Wirtschaft und Gesellschaft hat verschiedene Persönlichkeiten in gesellschaftlicher und politischer Verantwortung gebeten, den Entwurf des Armuts- und Reichtumsbericht der Bundesregierung zu kommentieren. Nach Elke Hannack, Christel Humme, Markus Kurth und Ulrich Schneider, meldet sich Johannes Ponader zu Wort. Johannes Ponader ist politischer Geschäftsführer der Piratenpartei, Autor, Regisseur, Theaterpädagoge, Schauspieler und Muscial-Darsteller. Johannes Ponader und die Piratenpartei haben auch den Aufruf “Farbe bekennen – gegen entwürdigende Hartz IV Praxis und für berufliche Förderung” unterzeichnet.
Der Armutsbericht schlägt nicht nur in den Medien und in der Bevölkerung, sondern insbesondere auch in der Regierung hohe Wellen. Das ist kein Wunder, denn sein Inhalt ist brisant. Er ist brisant, weil er zeigt, dass wir in unserem Land ein unübersehbares Armutsproblem haben. Er ist brisant, weil er nachweist, dass die Finanzkrise nicht alle trifft, sondern die Reichsten in unserem Land auch in der Krise zu den Gewinnern gehören. Er ist brisant, weil er zugibt, dass die Bundesregierung darüber nachdenkt, Vermögen zu besteuern. So brisant, dass das FDP-geführte Wirtschaftsministerium seine Zustimmung zu dem Bericht glattweg verweigert hat.
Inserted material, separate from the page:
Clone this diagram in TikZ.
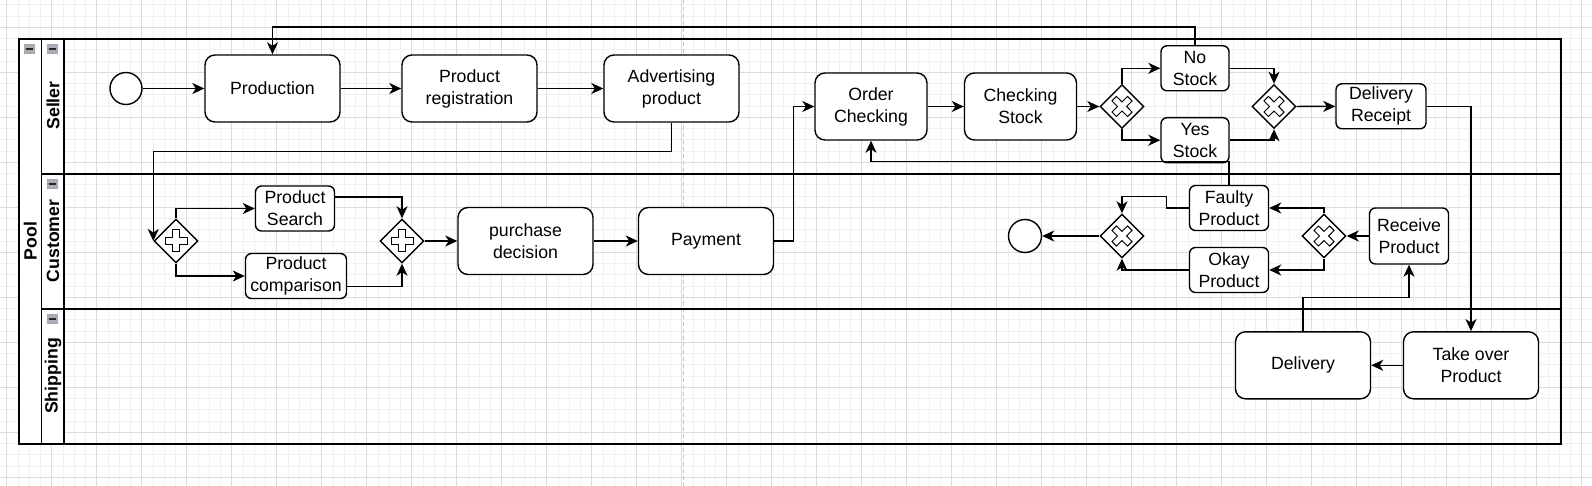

Bundeskanzlerin Angela Merkel (CDU) hat in diesem Zusammenhang schnell klargestellt, dass es keine Vermögensabgaben geben soll. Wie diese unterschiedlichen Sichtweisen auf den selben Sachverhalt zustande kommen, bleibt offen. Ebenso offen bleibt, wie die Regierung der alarmierenden Entwicklung stattdessen begegnen möchte.
Der Armutsbericht zeigt deutlich, dass die heutigen Sicherungssysteme überholt sind und ihren Auftrag, Armut zu verhindern, nicht mehr zuverlässig erfüllen. Wir benötigen jedoch Strukturen, die Armut zuverlässig verhindern. Denn die Abschaffung der Armut gehört zu den vordringlichen Fragen einer Kulturgesellschaft. Eine Gesellschaft, die das nicht leisten kann, obwohl sie sich als kulturell weit fortgeschritten definiert und insgesamt durchaus vor wirtschaftlicher Kraft strotzt, versagt jeden Tag aufs Neue und braucht dringend Impulse, die sie aus ihrer sozialpolitischen Lethargie aufrütteln.
Die Forderungen der Piratenpartei zu sozialen Fragen werden von Parteitag zu Parteitag umfassender ausformuliert. Bereits genauer ausdefiniert sind die Forderung nach einem bedingungslosen Recht auf sichere Existenz und Teilhabe [1], das langfristig am einfachsten durch ein bedingungsloses Grundeinkommen umgesetzt wird [2], die Forderung nach sofortiger Abschaffung von Sanktionen im Sozialsystem [3], die Begrenzung der Leiharbeit [4], ein allgemeiner Mindestlohn und die Erhöhung der Regelsätze [5]. Vor allem die bereits bestehende Forderung nach einer allgemeinen bedingungslosen Existenzsicherung, die zum Beispiel durch ein bedingungsloses Grundeinkommen eingelöst wird, würde Armut in allen Lebenssituationen sofort effektiv verhindern. Kinderarmut, Armut in herausfordernden sozialen Lebenslagen, „Arm trotz Arbeit“ sowie Altersarmut gehören damit endgültig der Vergangenheit an. Gleichzeitig wird die Wirtschaft stärker und selbstorganisiert stimuliert, indem Menschen abgesichert Neues wagen und sich und anderen damit neue Chancen eröffnen können.
Im Licht solcher politischen Vorschläge macht der Armutsbericht die Bundesregierung, die ihre Lösungen so gerne als alternativlos darstellt, natürlich erst recht nervös.
Eine effektive Armutsbekämpfung findet nämlich am einfachsten in einem gesunden wirtschaftlichen Umfeld statt, das den Menschen in den Mittelpunkt des Handelns stellt. Ein solches Umfeld wird jedoch nicht erzeugt, indem der Staat oder wenige Wirtschaftsakteure in bevormundender Weise vorgeben, was gut und wichtig ist, welche Tätigkeiten angemessen vergütet werden und welche nicht. Eine effektive Armutsbekämpfung braucht den einzelnen Menschen, der für sich allein oder im Rahmen seiner wirtschaftlichen und gesellschaftlichen Tätigkeit abgesichert in seinem selbstverantwortlichen Handeln gestärkt wird.